Published April 27, 2013, issue of May 03, 2013.

(page 2 of 2)

In Prague, before the first deportation, the anti-Jewish decrees mount, and Weiss reports a numbness enveloping her family. “This won’t last forever,” she tells herself. At Terezin, men and women are separated, and Weiss obsesses over being able to see her father. With other young girls, she celebrates Christmas with song, and for that moment, she writes, “We’re free, far beyond the ramparts and gates of the ghetto that hide so much suffering.”

As Weiss’s relatives arrive from Prague, other transports leave for the East. Weiss’s schooling continues secretly, and she moves to a special dormitory with other children her age. “There’s no reason for crying,” she writes. “You can live in overcrowded hostels… on bunks with fleas and bedbugs. It’s rather worse without food, but even a bit of hunger can be tolerated…. They want to destroy us, that’s obvious, but we won’t give in.”

That remains Weiss’s credo, through considerable hardship. Typhus rages through Terezin, and friends die. Then, with the Red Cross on its way, the Germans bizarrely install a music hall, a café, a swimming pool and a carousel. Weiss, like Anne Frank, has her first tentative romance, in her case with a 25-year-old — and sees her father, about to be deported, for the last time.

In 1944, she and her mother are sent to Auschwitz.
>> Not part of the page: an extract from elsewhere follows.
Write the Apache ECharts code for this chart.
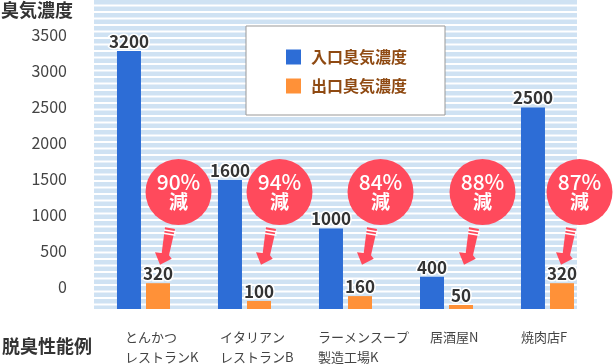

When she arrives and observes beatings, she realizes that “Terezin was an absolute paradise compared to this.” She is savvy enough to lie about her age, claiming to be 18 (she is 15).

At Auschwitz, and then at a slave labor camp at Freiberg, she escapes the gas, but is tormented by hunger, cold, thirst and lack of sleep. “We were always hungry; hope sustained us!” she declares.

Finally, a nightmarish train trip ends at the dreaded camp of Mauthausen. But by then, the war is all but over. The situation is chaotic. At the last possible moment, it seems, peace arrives, and Weiss is able to start her journey home. There she will stay, amid the anti-Semitism and oppression of the Communist years, practicing her art, having a family and assembling this record of her endurance.

Julia M. Klein is a cultural reporter and critic in Philadelphia and a contributing editor at Columbia Journalism Review.